L’On. Noja ha sottolineato come il legislatore italiano abbia ancora difficoltà a inserire una disciplina ad hoc per le donne con disabilità in tutti i provvedimenti che, in qualche modo, dispongono sulla dimensione della donna. Solo facendo questo passo in avanti, già a partire dall’elaborazione delle leggi quindi, – ha evidenziato Noja – si realizzerebbe a pieno il principio di eguaglianza sancito dall’art. 3 della Costituzione italiana.

Un impegno in tal senso, è previsto dalla Legge Delega sulla disabilità e, dunque, ha concluso l’Onorevole “il problema sta maturando ma bisogna lavorare molto affinché dalla coscienza matura si passi alla maturità di questo fenomeno”.

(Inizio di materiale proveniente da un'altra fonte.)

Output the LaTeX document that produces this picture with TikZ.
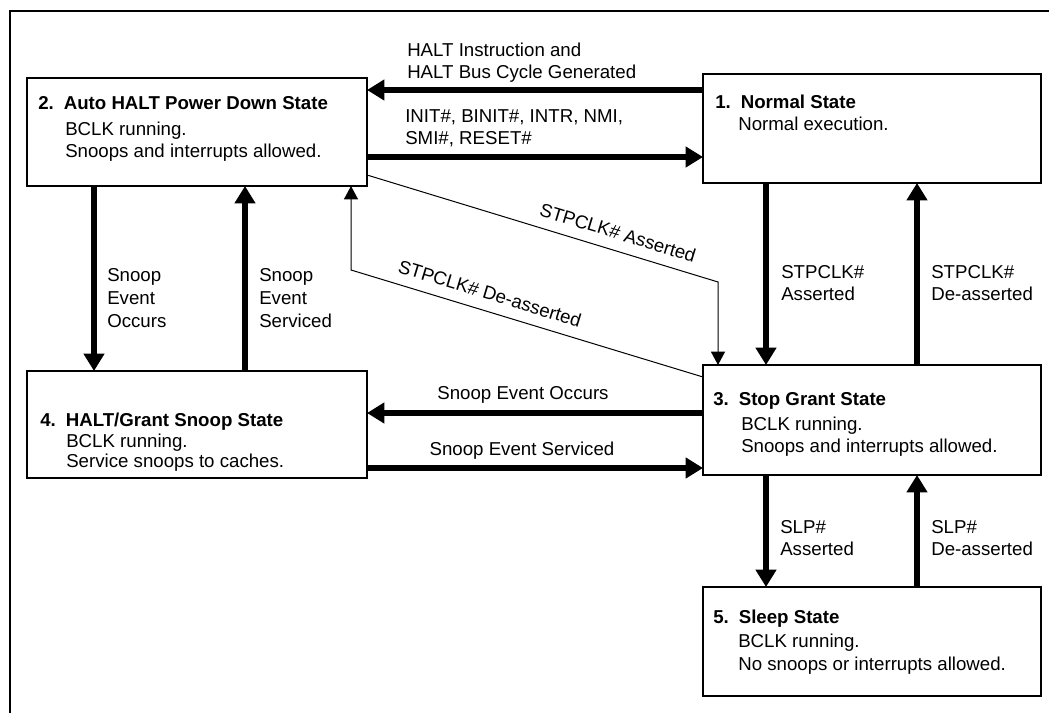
\documentclass[tikz,border=0pt]{standalone}
\usepackage{fontspec}
\setmainfont{Liberation Sans}
\usetikzlibrary{arrows.meta}
\begin{document}
\begin{tikzpicture}[x=0.75pt,y=-0.75pt,
  box/.style={draw, line width=0.9pt, inner sep=0pt, outer sep=0pt},
  txt/.style={anchor=base west, inner sep=0pt, font=\fontsize{14}{16}\selectfont},
  ttl/.style={anchor=base west, inner sep=0pt, font=\fontsize{14}{16}\selectfont\bfseries},
  ctr/.style={anchor=base, inner sep=0pt, font=\fontsize{14}{16}\selectfont},
  big/.style={line width=4.5pt, -{Triangle[length=13pt,width=15pt]}},
  thinarrow/.style={line width=0.75pt, -{Triangle[length=10pt,width=10.5pt]}},
  slab/.style={sloped, above=8pt, inner sep=0pt, font=\fontsize{14}{16}\selectfont},
]
\useasboundingbox (0,0) rectangle (1049,713);
\draw[line width=1.2pt] (1049,11) -- (10,11) -- (10,713);

% boxes
\node[box, minimum width=255pt, minimum height=81pt] (s2) at (197,132) {};
\node[box, minimum width=253.5pt, minimum height=81.75pt] (s1) at (872,128.5) {};
\node[box, minimum width=255pt, minimum height=80.25pt] (s4) at (197,424.5) {};
\node[box, minimum width=253.5pt, minimum height=82.5pt] (s3) at (872,420) {};
\node[box, minimum width=253.5pt, minimum height=81.75pt] (s5) at (872,641.5) {};

% box texts
\node[ttl] (t2a) at (38,110) {2.\hspace{7.5pt}Auto HALT Power Down State};
\node[txt] (t2b) at (65,136) {BCLK running.};
\node[txt] (t2c) at (65,158) {Snoops and interrupts allowed.};

\node[ttl] (t1a) at (715,109) {1.\hspace{7.5pt}Normal State};
\node[txt] (t1b) at (738,131) {Normal execution.};

\node[ttl] (t3a) at (713,405) {3.\hspace{7.5pt}Stop Grant State};
\node[txt] (t3b) at (741,430) {BCLK running.};
\node[txt] (t3c) at (741,452) {Snoops and interrupts allowed.};

\node[ttl] (t4a) at (40,426) {4.\hspace{7.5pt}HALT/Grant Snoop State};
\node[txt] (t4b) at (66,447) {BCLK running.};
\node[txt] (t4c) at (66,467) {Service snoops to caches.};

\node[ttl] (t5a) at (713,623) {5.\hspace{7.5pt}Sleep State};
\node[txt] (t5b) at (738,647) {BCLK running.};
\node[txt] (t5c) at (738,670) {No snoops or interrupts allowed.};

% thick arrows
\draw[big] (s1.west |- 0,90) -- (s2.east |- 0,90);
\draw[big] (s2.east |- 0,157) -- (s1.west |- 0,157);
\draw[big] (s2.south -| 94,0) -- (s4.north -| 94,0);
\draw[big] (s4.north -| 245,0) -- (s2.south -| 245,0);
\draw[big] (s1.south -| 766,0) -- (s3.north -| 766,0);
\draw[big] (s3.north -| 917,0) -- (s1.south -| 917,0);
\draw[big] (s3.west |- 0,413) -- (s4.east |- 0,413);
\draw[big] (s4.east |- 0,468) -- (s3.west |- 0,468);
\draw[big] (s3.south -| 766,0) -- (s5.north -| 766,0);
\draw[big] (s5.north -| 917,0) -- (s3.south -| 917,0);

% thin arrows
\coordinate (c1) at (718,282);
\coordinate (c2) at (351,270);
\draw[thinarrow] (s2.east |- 0,175) -- node[slab, pos=0.70] (la) {STPCLK\# Asserted} (c1) -- (s3.north -| c1);
\draw[thinarrow] (s3.west |- 0,377) -- node[slab, pos=0.62] (ld) {STPCLK\# De-asserted} (c2) -- (s2.south -| c2);

% arrow labels
\node[txt] (h1) at (407,57) {HALT Instruction and};
\node[txt] (h2) at (407,79) {HALT Bus Cycle Generated};
\node[txt] (i1) at (405,123) {INIT\#, BINIT\#, INTR, NMI,};
\node[txt] (i2) at (405,145) {SMI\#, RESET\#};

\node[txt] (o1) at (107,281) {Snoop};
\node[txt] (o2) at (107,304) {Event};
\node[txt] (o3) at (107,327) {Occurs};
\node[txt] (v1) at (259,281) {Snoop};
\node[txt] (v2) at (259,304) {Event};
\node[txt] (v3) at (259,327) {Serviced};

\node[txt] (a1) at (781,278) {STPCLK\#};
\node[txt] (a2) at (781,300) {Asserted};
\node[txt] (d1) at (931,278) {STPCLK\#};
\node[txt] (d2) at (931,300) {De-asserted};

\node[txt] (p1) at (780,533) {SLP\#};
\node[txt] (p2) at (780,555) {Asserted};
\node[txt] (q1) at (931,533) {SLP\#};
\node[txt] (q2) at (931,555) {De-asserted};

\node[ctr] (so) at (523,399) {Snoop Event Occurs};
\node[ctr] (ss) at (522,455) {Snoop Event Serviced};
\end{tikzpicture}
\end{document}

Eventi come quello organizzato da UILDM, insieme alle testimonianze e ai dati raccolti, sono fondamentali per compiere il passo innovativo che serve, anche per quel che riguarda il problema della violenza contro le donne con disabilità, ancora troppo trascurato, che è emerso durante l’evento sui 30 anni della legge 104 del 1992, organizzato da OMaR-Osservatorio Malattie Rare lo scorso 4 febbraio, ma non solo.

Nell’autunno 2021, il Ministero per le disabilità aveva infatti indotto una consultazione pubblica al fine di raccogliere dei contributi sulle tematiche inerenti la disabilità, a cui anche OMaR-Osservatorio malattie rare ha partecipato. Il coinvolgimento dello Sportello Legale OMaR è maturato, in particolare, a seguito dell’audizione in Commissione XII affari sociali, Camera dei Deputati, in materia di “Disegno di legge recante Delega al Governo in materia di disabilità”, con proposte sulla revisione della Legge 104/92, Legge 112/2016 (c.d. Dopo di noi) e Caregiver familiare. Il testo completo dell’audizione è disponibile a questo link.

Dopo la raccolta dei contributi, è stato elaborato un report riepilogativo delle proposte presentate, tra cui alcune a tutela delle donne con disabilità. Per fronteggiare il problema della violenza contro le donne con disabilità, sempre più attuale e troppo poco considerato, viene proposto innanzitutto di potenziare la rete di sportelli antiviolenza e i CAV presenti in Italia per accogliere e dare sostegno a donne con disabilità fisica e intellettiva vittime di violenza che subiscono una multidiscriminazione. L’ideale sarebbe – è emerso dalla consultazione – creare un team di esperti qualificato e formato sulle possibili dinamiche di violenza; eliminare le barriere architettoniche; creare dei supporti inclusivi quali ad esempio il traduttore LIS e la segnaletica in braille; creare un numero per le emergenze da poter contattare sempre; strutturare politiche e campagne per la sensibilizzazione verso la tematica.